By hook or by crook, this matter will be resolved soon and Los Angeles will have a new team.
And probably two.
“The momentum is, we will have a decision on one, two teams in L.A.” York said.
It could arrive in one of a handful of manners.
Either the 32 owners get locked in a room in Houston with orders to come up with the necessary 24 votes to approve either Carson or Inglewood.
Or maybe Rams, Raiders and Chargers owners Stan Kroenke, Mark Davis and Dean Spanos get locked in a room until they can agree on a solution they can all live with.
Kroenke took the first step toward compromise by telling owners he is willing to bring either the Chargers or Raiders on as equity partners in Inglewood. But while his 50/50 partnership proposal was met with some enthusiasm from fellow owners, Davis and Spanos remain steadfast in their alliance.
Of course, that could all change if their 29 colleagues indicate the direction they are leaning is not to their liking. If so, the door to compromise could burst open.
“There could be some negotiations, that’s happened before,” said Giants co-owner John Mara.
The point being, one way or another the NFL wants to decide soon who will be playing football in Los Angeles in 2016.
“That is the expectation,” Tisch said.
And that was driven home over two days of meetings in the Lone Star state in which the merits of the Rams Inglewood stadium proposal were weighed against the Raiders and Chargers joint stadium effort in Carson.
Yes, there is also consideration to the home markets.
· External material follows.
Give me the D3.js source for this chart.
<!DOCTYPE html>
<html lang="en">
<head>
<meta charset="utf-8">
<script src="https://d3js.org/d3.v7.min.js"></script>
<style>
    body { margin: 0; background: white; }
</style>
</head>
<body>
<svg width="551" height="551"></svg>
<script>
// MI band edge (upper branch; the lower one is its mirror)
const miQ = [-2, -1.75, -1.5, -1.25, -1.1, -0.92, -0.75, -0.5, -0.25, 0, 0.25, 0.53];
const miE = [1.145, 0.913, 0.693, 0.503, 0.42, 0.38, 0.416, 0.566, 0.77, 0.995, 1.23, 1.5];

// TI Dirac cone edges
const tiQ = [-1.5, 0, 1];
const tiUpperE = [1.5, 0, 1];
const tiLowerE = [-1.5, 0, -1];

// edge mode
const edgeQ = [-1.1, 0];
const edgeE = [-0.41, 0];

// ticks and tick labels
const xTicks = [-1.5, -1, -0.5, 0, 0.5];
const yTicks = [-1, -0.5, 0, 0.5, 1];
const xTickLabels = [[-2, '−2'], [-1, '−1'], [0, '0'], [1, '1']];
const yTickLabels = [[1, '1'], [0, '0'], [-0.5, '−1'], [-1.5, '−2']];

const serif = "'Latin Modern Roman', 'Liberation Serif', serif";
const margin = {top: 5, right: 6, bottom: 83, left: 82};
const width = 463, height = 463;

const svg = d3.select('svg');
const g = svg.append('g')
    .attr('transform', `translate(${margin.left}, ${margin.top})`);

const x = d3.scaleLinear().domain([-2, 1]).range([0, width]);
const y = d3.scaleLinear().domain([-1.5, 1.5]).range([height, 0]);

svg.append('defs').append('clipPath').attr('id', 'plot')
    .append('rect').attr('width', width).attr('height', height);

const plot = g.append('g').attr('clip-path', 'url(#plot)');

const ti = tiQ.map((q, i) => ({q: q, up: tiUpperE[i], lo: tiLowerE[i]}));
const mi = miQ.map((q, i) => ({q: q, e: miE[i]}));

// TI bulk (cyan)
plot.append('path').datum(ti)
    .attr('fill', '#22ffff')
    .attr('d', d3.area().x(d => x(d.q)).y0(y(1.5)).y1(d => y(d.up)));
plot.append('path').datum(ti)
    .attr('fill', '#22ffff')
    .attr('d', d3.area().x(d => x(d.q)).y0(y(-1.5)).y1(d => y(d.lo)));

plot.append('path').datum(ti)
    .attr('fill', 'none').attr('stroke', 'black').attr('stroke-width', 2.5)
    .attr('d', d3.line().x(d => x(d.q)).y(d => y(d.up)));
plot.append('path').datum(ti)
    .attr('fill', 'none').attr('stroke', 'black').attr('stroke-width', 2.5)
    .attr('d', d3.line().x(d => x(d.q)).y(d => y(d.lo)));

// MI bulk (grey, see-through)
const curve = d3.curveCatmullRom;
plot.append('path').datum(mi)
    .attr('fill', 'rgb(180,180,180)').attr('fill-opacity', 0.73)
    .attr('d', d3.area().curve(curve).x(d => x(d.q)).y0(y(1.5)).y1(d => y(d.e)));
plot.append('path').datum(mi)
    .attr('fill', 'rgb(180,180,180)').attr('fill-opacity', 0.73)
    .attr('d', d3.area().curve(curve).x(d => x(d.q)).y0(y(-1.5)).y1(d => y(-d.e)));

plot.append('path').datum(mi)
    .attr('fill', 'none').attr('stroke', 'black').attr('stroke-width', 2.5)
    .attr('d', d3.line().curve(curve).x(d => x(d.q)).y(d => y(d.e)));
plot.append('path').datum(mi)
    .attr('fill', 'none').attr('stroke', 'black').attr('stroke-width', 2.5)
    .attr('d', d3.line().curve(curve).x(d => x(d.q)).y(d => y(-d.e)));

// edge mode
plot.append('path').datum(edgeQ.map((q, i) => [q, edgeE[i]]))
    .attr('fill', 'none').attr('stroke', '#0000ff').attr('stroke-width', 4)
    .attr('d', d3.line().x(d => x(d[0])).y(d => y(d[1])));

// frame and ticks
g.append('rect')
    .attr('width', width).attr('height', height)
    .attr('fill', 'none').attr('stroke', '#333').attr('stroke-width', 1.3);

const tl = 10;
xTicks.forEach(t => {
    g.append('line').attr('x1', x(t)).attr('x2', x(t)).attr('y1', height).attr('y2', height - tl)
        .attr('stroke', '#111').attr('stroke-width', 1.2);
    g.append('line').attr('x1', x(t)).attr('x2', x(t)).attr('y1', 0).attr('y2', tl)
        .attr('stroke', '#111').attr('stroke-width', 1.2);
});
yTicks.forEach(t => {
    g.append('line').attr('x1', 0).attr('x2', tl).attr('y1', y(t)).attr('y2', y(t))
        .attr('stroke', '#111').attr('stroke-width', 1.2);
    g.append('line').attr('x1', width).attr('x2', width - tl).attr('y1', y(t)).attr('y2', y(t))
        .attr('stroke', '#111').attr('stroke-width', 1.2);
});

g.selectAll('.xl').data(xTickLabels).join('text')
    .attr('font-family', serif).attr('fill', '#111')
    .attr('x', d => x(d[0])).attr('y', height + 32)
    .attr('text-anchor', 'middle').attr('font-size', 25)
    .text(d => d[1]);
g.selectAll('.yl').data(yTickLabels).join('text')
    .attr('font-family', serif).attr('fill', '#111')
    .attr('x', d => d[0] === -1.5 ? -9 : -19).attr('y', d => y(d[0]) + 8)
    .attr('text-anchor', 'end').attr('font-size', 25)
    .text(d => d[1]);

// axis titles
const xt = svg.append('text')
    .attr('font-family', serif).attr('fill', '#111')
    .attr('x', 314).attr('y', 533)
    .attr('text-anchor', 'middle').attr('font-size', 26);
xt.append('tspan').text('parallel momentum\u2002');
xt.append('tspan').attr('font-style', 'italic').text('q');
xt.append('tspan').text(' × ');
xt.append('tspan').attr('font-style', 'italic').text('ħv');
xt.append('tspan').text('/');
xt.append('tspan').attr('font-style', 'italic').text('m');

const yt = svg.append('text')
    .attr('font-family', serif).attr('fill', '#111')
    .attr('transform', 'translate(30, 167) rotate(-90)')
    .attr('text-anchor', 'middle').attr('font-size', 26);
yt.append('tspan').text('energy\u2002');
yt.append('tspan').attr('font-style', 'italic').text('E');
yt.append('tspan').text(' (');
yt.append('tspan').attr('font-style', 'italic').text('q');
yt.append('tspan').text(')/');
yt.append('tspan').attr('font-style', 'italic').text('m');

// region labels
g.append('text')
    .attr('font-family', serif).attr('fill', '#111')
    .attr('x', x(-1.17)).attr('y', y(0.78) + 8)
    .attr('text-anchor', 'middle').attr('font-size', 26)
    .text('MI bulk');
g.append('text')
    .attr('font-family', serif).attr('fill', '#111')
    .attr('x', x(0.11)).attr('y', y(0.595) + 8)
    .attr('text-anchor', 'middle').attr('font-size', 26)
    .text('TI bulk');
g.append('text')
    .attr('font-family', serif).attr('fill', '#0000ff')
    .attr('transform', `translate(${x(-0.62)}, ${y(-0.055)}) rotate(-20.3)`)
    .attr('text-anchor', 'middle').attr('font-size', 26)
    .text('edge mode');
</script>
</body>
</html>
Although only St. Louis is on target to deliver an actionable stadium plan to potentially block the Rams from Los Angeles.
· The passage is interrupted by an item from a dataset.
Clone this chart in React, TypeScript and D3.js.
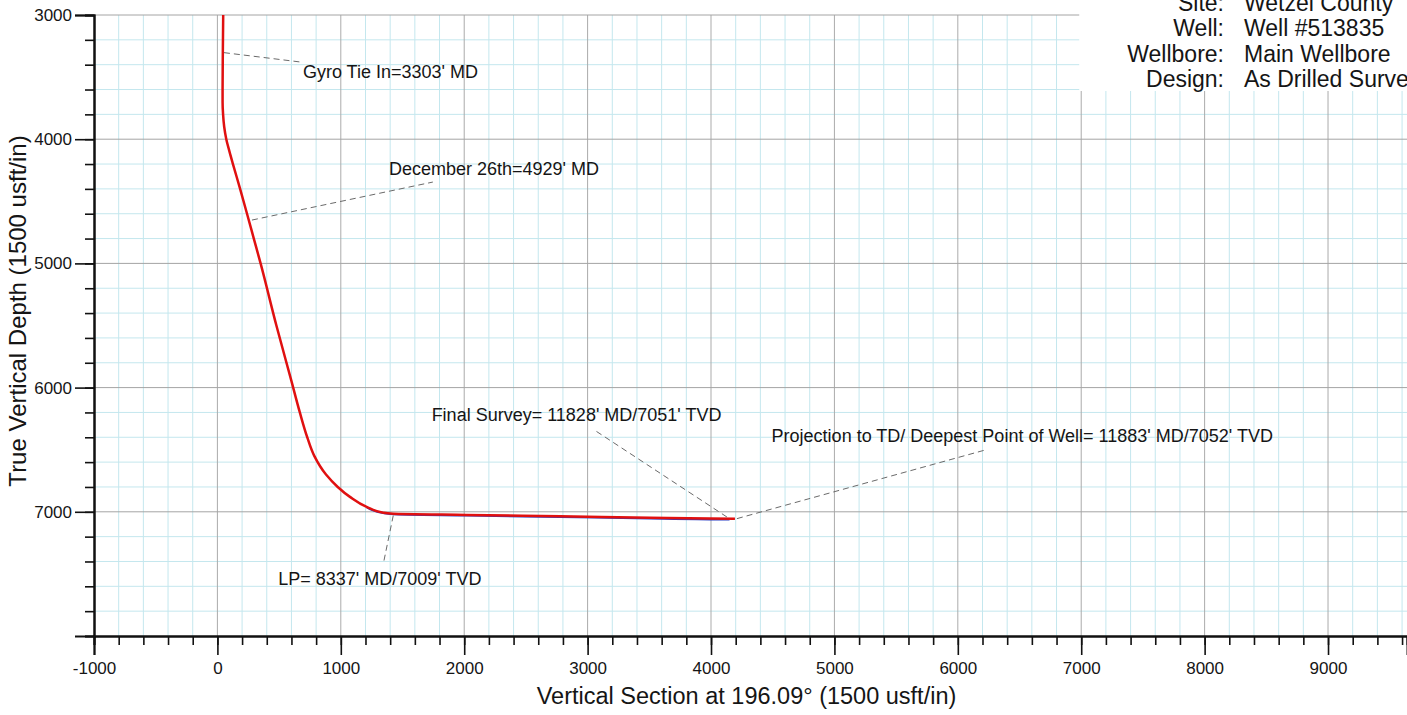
import { useRef, useEffect } from 'react'
import * as d3 from 'd3'

// As drilled survey (vertical section ft, TVD ft)
const SURVEY_VS = [47, 44, 42, 42, 46, 55, 72, 98, 126, 184, 240, 295, 350, 478, 598, 668, 728, 785, 880, 975, 1074, 1209, 1344, 1425, 2019, 2776, 3505, 3991, 4194]
const SURVEY_TVD = [3000, 3300, 3600, 3700, 3800, 3900, 4000, 4100, 4200, 4400, 4600, 4800, 5000, 5500, 5940, 6200, 6400, 6550, 6700, 6800, 6880, 6960, 7007, 7015, 7025, 7036, 7047, 7054, 7056]

// plan line (only shows under the lateral)
const PLAN_VS = [1209, 1344, 1425, 2019, 2776, 3505, 3991, 4150]
const PLAN_TVD = [6962, 7010, 7019, 7030, 7042, 7054, 7061, 7062]

const X_MAJOR = [-1000, 0, 1000, 2000, 3000, 4000, 5000, 6000, 7000, 8000, 9000]
const Y_MAJOR = [3000, 4000, 5000, 6000, 7000]

const HEADER_LABELS = ['Site:', 'Well:', 'Wellbore:', 'Design:']
const HEADER_VALUES = ['Wetzel County', 'Well #513835', 'Main Wellbore', 'As Drilled Survey']

interface Note {
  text: string
  at: [number, number]
  elbow: [number, number]
  label: [number, number]
}

const NOTES: Note[] = [
  { text: "Gyro Tie In=3303' MD", at: [53, 3303], elbow: [669, 3378], label: [693, 3507] },
  { text: "December 26th=4929' MD", at: [280, 4651], elbow: [1746, 4345], label: [1390, 4288] },
  { text: "Final Survey= 11828' MD/7051' TVD", at: [4129, 7042], elbow: [3055, 6342], label: [1736, 6265] },
  { text: "Projection to TD/ Deepest Point of Well= 11883' MD/7052' TVD", at: [4210, 7055], elbow: [6220, 6503], label: [4491, 6441] },
  { text: "LP= 8337' MD/7009' TVD", at: [1425, 7030], elbow: [1344, 7421], label: [493, 7590] },
]

const W = 1407
const H = 715
const FONT = '"Liberation Sans", Arial, sans-serif'

export default function App() {
  const svgRef = useRef<SVGSVGElement>(null)

  useEffect(() => {
    if (!svgRef.current) return
    const svg = d3.select(svgRef.current)
    svg.selectAll('*').remove()

    const x = d3.scaleLinear().domain([-1000, 9640]).range([94, W])
    const y = d3.scaleLinear().domain([3000, 8000]).range([15, 636])
    const [x0, x1] = x.range()
    const [y0, y1] = y.range()

    const minorX = d3.range(-1000, 9640, 200)
    const minorY = d3.range(3000, 8001, 200)

    // grid
    const grid = svg.append('g')
    grid.selectAll('line.vmin')
      .data(minorX.filter((v) => v % 1000 !== 0))
      .enter().append('line')
      .attr('x1', (d) => x(d)).attr('x2', (d) => x(d))
      .attr('y1', y0).attr('y2', y1)
      .attr('stroke', '#c4e7ee').attr('stroke-width', 1)
    grid.selectAll('line.hmin')
      .data(minorY.filter((v) => v % 1000 !== 0))
      .enter().append('line')
      .attr('x1', x0).attr('x2', x1)
      .attr('y1', (d) => y(d)).attr('y2', (d) => y(d))
      .attr('stroke', '#c4e7ee').attr('stroke-width', 1)
    grid.selectAll('line.vmaj')
      .data(X_MAJOR.slice(1))
      .enter().append('line')
      .attr('x1', (d) => x(d)).attr('x2', (d) => x(d))
      .attr('y1', y0).attr('y2', y1)
      .attr('stroke', '#ababab').attr('stroke-width', 1)
    grid.selectAll('line.hmaj')
      .data(Y_MAJOR)
      .enter().append('line')
      .attr('x1', x0).attr('x2', x1)
      .attr('y1', (d) => y(d)).attr('y2', (d) => y(d))
      .attr('stroke', '#a4a4a4').attr('stroke-width', 1)

    // header box hides grid behind well info
    svg.append('rect')
      .attr('x', x(7000) - 2).attr('y', 0)
      .attr('width', W - x(7000) + 2).attr('height', 91)
      .attr('fill', '#fff')

    svg.append('defs').append('clipPath')
      .attr('id', 'plot-clip')
      .append('rect')
      .attr('x', x0).attr('y', y0)
      .attr('width', x1 - x0).attr('height', y1 - y0)

    const line = d3.line<[number, number]>()
      .x((d) => x(d[0]))
      .y((d) => y(d[1]))
      .curve(d3.curveMonotoneY)

    const plot = svg.append('g').attr('clip-path', 'url(#plot-clip)')
    plot.append('path')
      .datum(PLAN_VS.map((v, i) => [v, PLAN_TVD[i]] as [number, number]))
      .attr('d', line)
      .attr('fill', 'none')
      .attr('stroke', '#2a3fc4')
      .attr('stroke-width', 2)
    plot.append('path')
      .datum(SURVEY_VS.map((v, i) => [v, SURVEY_TVD[i]] as [number, number]))
      .attr('d', line)
      .attr('fill', 'none')
      .attr('stroke', '#e01010')
      .attr('stroke-width', 2.5)

    // annotations
    const notes = svg.append('g')
    NOTES.forEach((n) => {
      notes.append('line')
        .attr('x1', x(n.at[0])).attr('y1', y(n.at[1]))
        .attr('x2', x(n.elbow[0])).attr('y2', y(n.elbow[1]))
        .attr('stroke', '#6a6a6a')
        .attr('stroke-width', 1)
        .attr('stroke-dasharray', '6,4')
      notes.append('text')
        .attr('x', x(n.label[0])).attr('y', y(n.label[1]))
        .attr('font-family', FONT)
        .attr('font-size', 18)
        .attr('fill', '#151515')
        .text(n.text)
    })

    // axes
    const fmt = (d: d3.NumberValue) => String(d)
    const xMinor = svg.append('g')
      .attr('transform', `translate(0,${y1})`)
      .call(d3.axisBottom(x).tickValues(minorX).tickSize(9).tickFormat(() => ''))
    const xAxis = svg.append('g')
      .attr('transform', `translate(0,${y1})`)
      .call(d3.axisBottom(x).tickValues(X_MAJOR).tickSize(19).tickPadding(7).tickFormat(fmt))
    const yMinor = svg.append('g')
      .attr('transform', `translate(${x0},0)`)
      .call(d3.axisLeft(y).tickValues(minorY).tickSize(9).tickFormat(() => ''))
    const yAxis = svg.append('g')
      .attr('transform', `translate(${x0},0)`)
      .call(d3.axisLeft(y).tickValues(Y_MAJOR).tickSize(19).tickPadding(3).tickFormat(fmt))

    ;[xMinor, xAxis, yMinor, yAxis].forEach((g) => {
      g.select('.domain').attr('stroke', '#111').attr('stroke-width', 2)
      g.selectAll('.tick line').attr('stroke', '#111').attr('stroke-width', 1.6)
      g.selectAll('text')
        .attr('fill', '#151515')
        .attr('font-family', FONT)
        .attr('font-size', 17)
    })

    svg.append('text')
      .attr('x', (x0 + x1) / 2 - 4)
      .attr('y', 704)
      .attr('text-anchor', 'middle')
      .attr('font-family', FONT)
      .attr('font-size', 23.5)
      .attr('fill', '#151515')
      .text('Vertical Section at 196.09° (1500 usft/in)')

    svg.append('text')
      .attr('transform', `translate(26,311) rotate(-90)`)
      .attr('text-anchor', 'middle')
      .attr('font-family', FONT)
      .attr('font-size', 24)
      .attr('fill', '#151515')
      .text('True Vertical Depth (1500 usft/in)')

    // well header
    const header = svg.append('g')
    HEADER_LABELS.forEach((lbl, i) => {
      const base = 10.5 + i * 25.6
      header.append('text')
        .attr('x', 1224).attr('y', base)
        .attr('text-anchor', 'end')
        .attr('font-family', FONT).attr('font-size', 23)
        .attr('fill', '#151515')
        .text(lbl)
      header.append('text')
        .attr('x', 1244).attr('y', base)
        .attr('font-family', FONT).attr('font-size', 23)
        .attr('fill', '#151515')
        .text(HEADER_VALUES[i])
    })
  }, [])

  return (
    <svg
      ref={svgRef}
      width={W}
      height={H}
      style={{ position: 'absolute', left: 0, top: 0, background: '#fff' }}
    />
  )
}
But even if St. Louis delivers a plan, there is still no guarantee the Rams Los Angeles bid will be denied or that the Rams will even remain in St. Louis.
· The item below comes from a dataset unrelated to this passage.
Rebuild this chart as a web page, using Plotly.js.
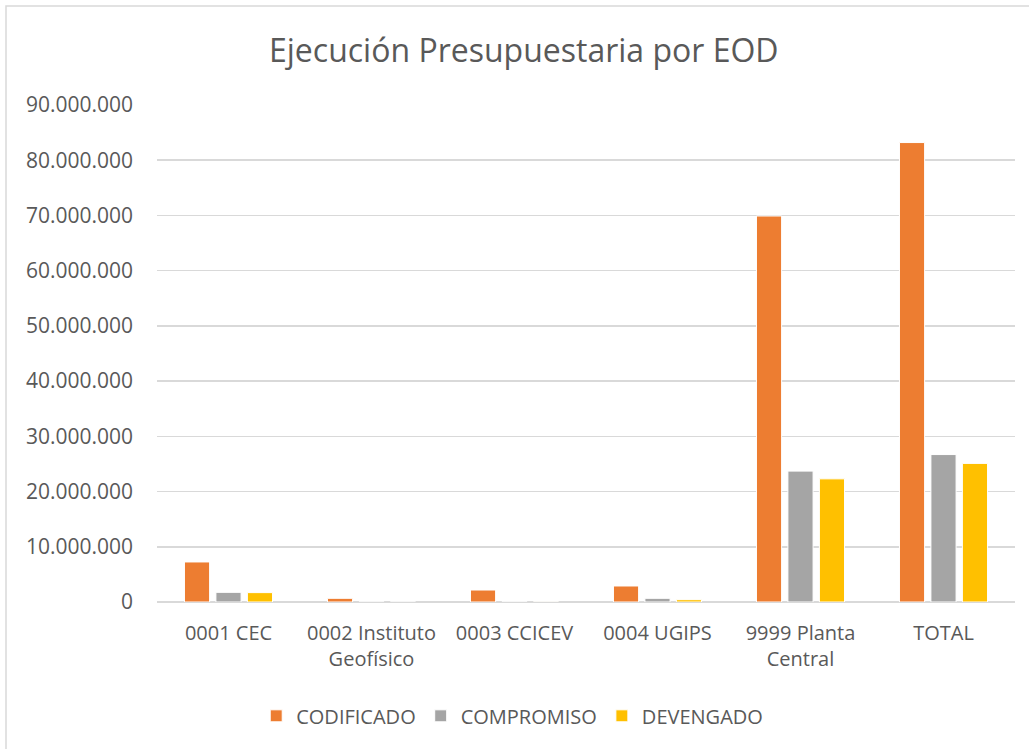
<!DOCTYPE html>
<html>
<head>
<meta charset="utf-8">
<script src="https://cdn.plot.ly/plotly-3.0.1.min.js"></script>
<style>html,body{margin:0;padding:0;background:#fff;}#chart{width:1029px;height:749px;}</style>
</head>
<body>
<div id="chart"></div>
<script>
const categories = ["0001 CEC", "0002 Instituto<br>Geofísico", "0003 CCICEV", "0004 UGIPS", "9999 Planta<br>Central", "TOTAL"];
const codificado = [7250000, 670000, 2170000, 2900000, 69900000, 83200000];
const compromiso = [1750000, 0, 20000, 670000, 23700000, 26700000];
const devengado = [1700000, 0, 15000, 420000, 22300000, 25100000];
const seriesNames = ["CODIFICADO", "COMPROMISO", "DEVENGADO"];
const yTicks = [0, 10000000, 20000000, 30000000, 40000000, 50000000, 60000000, 70000000, 80000000, 90000000];

const colors = ["#ED7D31", "#A5A5A5", "#FFC000"];
const values = [codificado, compromiso, devengado];
const FONT = "Open Sans, sans-serif";
const TXT = "#595959";

const data = values.map((v, i) => ({
  type: "bar",
  x: categories,
  y: v,
  name: seriesNames[i],
  marker: {color: colors[i], line: {color: "#ffffff", width: 1}},
  hoverinfo: "x+y+name"
}));

const layout = {
  width: 1029, height: 749,
  margin: {l: 157, r: 14, t: 105, b: 147},
  paper_bgcolor: "#ffffff",
  plot_bgcolor: "#ffffff",
  separators: ",.",
  font: {family: FONT, color: TXT, size: 21},
  title: {text: "Ejecución Presupuestaria por EOD", font: {family: FONT, size: 32, color: TXT}, x: 0.509, xanchor: "center", y: 0.932, yanchor: "middle"},
  barmode: "group",
  bargap: 0.34,
  bargroupgap: 0.2,
  xaxis: {
    type: "category",
    tickfont: {family: FONT, size: 20, color: TXT},
    showgrid: false, showline: false, ticks: "", zeroline: false,
    ticklabelstandoff: 17
  },
  yaxis: {
    range: [0, 90000000],
    tickvals: yTicks,
    tickformat: ",d",
    tickfont: {family: FONT, size: 21, color: TXT},
    showgrid: true, gridcolor: "#D9D9D9", gridwidth: 1.5,
    zeroline: true, zerolinecolor: "#D9D9D9", zerolinewidth: 1.5,
    showline: false, ticks: "",
    ticklabelstandoff: 23
  },
  legend: {
    orientation: "h", x: 0.414, xanchor: "center", y: -0.229, yanchor: "middle",
    font: {family: FONT, size: 20, color: TXT},
    itemwidth: 30, traceorder: "normal"
  },
  shapes: [{
    type: "rect", xref: "paper", yref: "paper",
    x0: (6 - 157) / 858, x1: (1045 - 157) / 858,
    y0: (602 - 760) / 497, y1: (602 - 6) / 497,
    line: {color: "#D9D9D9", width: 1.5}, fillcolor: "rgba(0,0,0,0)", layer: "below"
  }]
};

Plotly.newPlot("chart", data, layout, {displayModeBar: false, staticPlot: true});
</script>
</body>
</html>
In fact, NFL Commissioner Roger Goodell essentially said the Rams Los Angeles interests are separate from their St. Louis interests. Even if the Rams are blocked from L.A., there is no guarantee they’ll agree to the St. Louis stadium plan.
“At that point, (Kroenke) has to make a determination,” Goodell said. “If they don’t get the 24 votes to move, the ownership doesn’t have the right to move. Then it’s up to the owner about what to do make the decision in the local market. Nobody can force him to sign a stadium deal.”
The reality is, in many ways this is all about Los Angeles. And it’s clear Kroenke, Davis and Spanos are focused solely on the City of Angels.
That remained abundantly clear over two days of meetings in Dallas.
According to sources either in the meetings or with direct knowledge of what went on, the emotions ranged from intense to frustrated to angry as allies of both projects expressed their support for their preferred outcome.
“Passionate, balances, focused,” is how one person described it. “Both sides got aired.”
But while the benefits of Inglewood and Carson were discussed, so to was the need for compromise among the three owners to negotiate an outcome in which all three can emerge satisfied.
And in the process, help their colleagues avoid a prolonged stalemate or the possibility of a contested vote in which one or two of Kroenke, Davis and Spanos are delivered devastatingly bad news for the long-range objectives of their franchises.
The winning bid requires 24 votes from the 32 owners, and while both sides are confident they have the nine necessary votes to block, neither is confident they have the 24 to win outright.
Indianapolis Colts owner Jim Irsay confirmed as much afterward when he said neither side has the necessary support to win. That means the owners sitting in the middle might hold the key, And according to sources, some of them are pushing for a negotiated outcome.
“Most of the independents want compromise,” a source said.
Maybe it will come to that. Or maybe owners will be swayed enough by the St. Louis stadium proposal they deny the Rams Los Angeles. Or maybe they will lock themselves in a room in Houston and not come out until they have a decision.
One way or another, it looks like Los Angeles will finally have an NFL team soon.